Cilevic, the human rights advocate, is a Latvian citizen, but he sends his daughter to a Russian-language school. He says the result of the new policy is that two subjects have simply been deleted from the curriculum. There are not Cenough Latvian-speaking teachers to instruct the children, and Russian-speaking teachers are barred by the new quota from continuing their classes.

"Our children's future is being sacrificed for political goals," he laments. "All the new laws succeed in doing is lowering the overall education level."

The United Nations Development Program (UNDP), which also favors a gradual approach, has developed a four-year pilot plan that aims to train some 1,000 teachers in the Russian-language school system in teaching Latvian. The project is primarily funded by Nordic countries and no one thinks it will be easy. For one, training native-Russian speakers to teach Latvian is far from ideal, but it is at this stage the only practical solution. The UNDP is also preparing a TV series to help adult non-citizens learn enough Latvian to pass their naturalization tests.

"Ultimately," says Cilevic, "citizenship will spread through sex." Children of mixed marriages become Latvian citizens automatically. And on a personal level, the rate of intermarriage in Latvia, at about 20 percent, is higher than in many other countries.

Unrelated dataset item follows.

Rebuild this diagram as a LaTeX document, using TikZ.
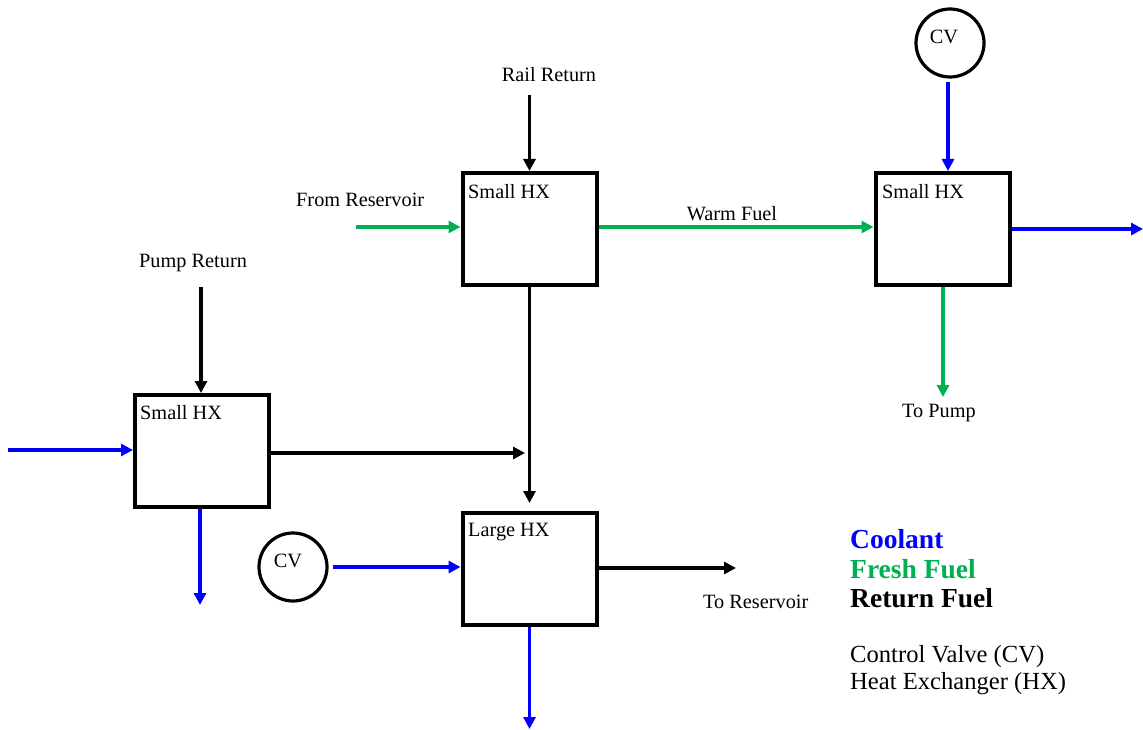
\documentclass[tikz,border=0pt]{standalone}
\usepackage{fontspec}
\setmainfont{Liberation Serif}
\usetikzlibrary{arrows.meta}
\definecolor{cool}{RGB}{0,0,255}
\definecolor{fresh}{RGB}{0,176,80}
\begin{document}
\begin{tikzpicture}[x=1pt,y=-1pt,
  hx/.style={draw, line width=4pt, minimum width=134pt, minimum height=112pt, inner sep=0pt},
  cv/.style={draw, circle, line width=3.2pt, minimum size=68pt, inner sep=0pt},
  lbl/.style={font=\fontsize{20.3}{22}\selectfont, inner sep=0pt},
  flow/.style={line width=3.3pt, -{Triangle[length=12pt,width=12pt]}},
  coolflow/.style={flow, draw=cool, color=cool},
  freshflow/.style={flow, draw=fresh, color=fresh},
  retflow/.style={flow, draw=black},
  legb/.style={font=\fontsize{27.5}{29}\selectfont\bfseries, inner sep=0pt, anchor=west},
  legr/.style={font=\fontsize{24.6}{26}\selectfont, inner sep=0pt, anchor=west}]
\useasboundingbox (0,0) rectangle (1143,730);

% boxes
\node[hx] (A) at (529.5,229) {};
\node[hx] (B) at (942.5,229) {};
\node[hx] (C) at (202,451) {};
\node[hx] (D) at (529.5,569) {};
\node[lbl, anchor=west] (At) at (468,192) {Small HX};
\node[lbl, anchor=west] (Bt) at (882,192) {Small HX};
\node[lbl, anchor=west] (Ct) at (140,413) {Small HX};
\node[lbl, anchor=west] (Dt) at (468,532) {Large HX};

% control valves
\node[cv] (V1) at (950,43) {};
\node[lbl] (V1t) at (944,37) {CV};
\node[cv] (V2) at (293,567) {};
\node[lbl] (V2t) at (288,561) {CV};

% labels
\node[lbl] (rr) at (549,75) {Rail Return};
\node[lbl, anchor=west] (fr) at (296,200) {From Reservoir};
\node[lbl] (wf) at (732,214) {Warm Fuel};
\node[lbl, anchor=west] (pr) at (139,263) {Pump Return};
\node[lbl, anchor=west] (tp) at (902,413) {To Pump};
\node[lbl, anchor=west] (tr) at (703,602) {To Reservoir};

% coordinates for free ends
\coordinate (rrS) at (529.5,95);
\coordinate (frS) at (356,227);
\coordinate (prS) at (201,287);
\coordinate (cinS) at (8,450);
\coordinate (coutE) at (200,605);
\coordinate (joinE) at (525,453);
\coordinate (dnE) at (529.5,503);
\coordinate (trE) at (736,568);
\coordinate (ddE) at (529.5,729);
\coordinate (tpE) at (943,397);
\coordinate (brE) at (1143,229);

% return fuel
\draw[retflow] (rrS) -- (A.north);
\draw[retflow] (prS) -- (prS |- C.north);
\draw[retflow] (A.south) -- (dnE);
\draw[retflow] (C.east |- joinE) -- (joinE);
\draw[retflow] (D.east |- trE) -- (trE);

% fresh fuel
\draw[freshflow] (frS) -- (frS -| A.west);
\draw[freshflow] (A.east |- frS) -- (B.west |- frS);
\draw[freshflow] (tpE |- B.south) -- (tpE);

% coolant
\draw[coolflow, shorten <=3pt] (V1.south -| 948,0) -- (B.north -| 948,0);
\draw[coolflow] (B.east) -- (brE);
\draw[coolflow] (cinS) -- (cinS -| C.west);
\draw[coolflow] (coutE |- C.south) -- (coutE);
\draw[coolflow, shorten <=4pt] (V2.east) -- (D.west |- V2.east);
\draw[coolflow] (D.south) -- (ddE);

% legend
\node[legb, text=cool] (l1) at (850,539) {Coolant};
\node[legb, text=fresh] (l2) at (850,569) {Fresh Fuel};
\node[legb, text=black] (l3) at (850,598) {Return Fuel};
\node[legr] (l4) at (850,657) {Control Valve (CV)};
\node[legr] (l5) at (850,684) {Heat Exchanger (HX)};
\end{tikzpicture}
\end{document}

But in the meantime, for Latvia to remain cohesive, most agree that dialogue between citizens and non-citizens will have to improve. Russian speakers will have to overcome their resistance to seeking citizenship and the authorities will have to overcome their inflexibility in dealing with the alien community, which though it cannot vote, does have to pay taxes.

In the long run, Sergei Antsupov is optimistic. He says he is convinced that if given a chance, "95 percent of non-citizens will want to apply for citizenship and make Latvia their permanent home."

"Rich Russians have more political connections here than you imagine," he smiles. "And as for those with no connections, they just have to look across the border to see how their relatives are living."

Economics, in short, will likely determine whether Latvia turns into another Switzerland or another Yugoslavia.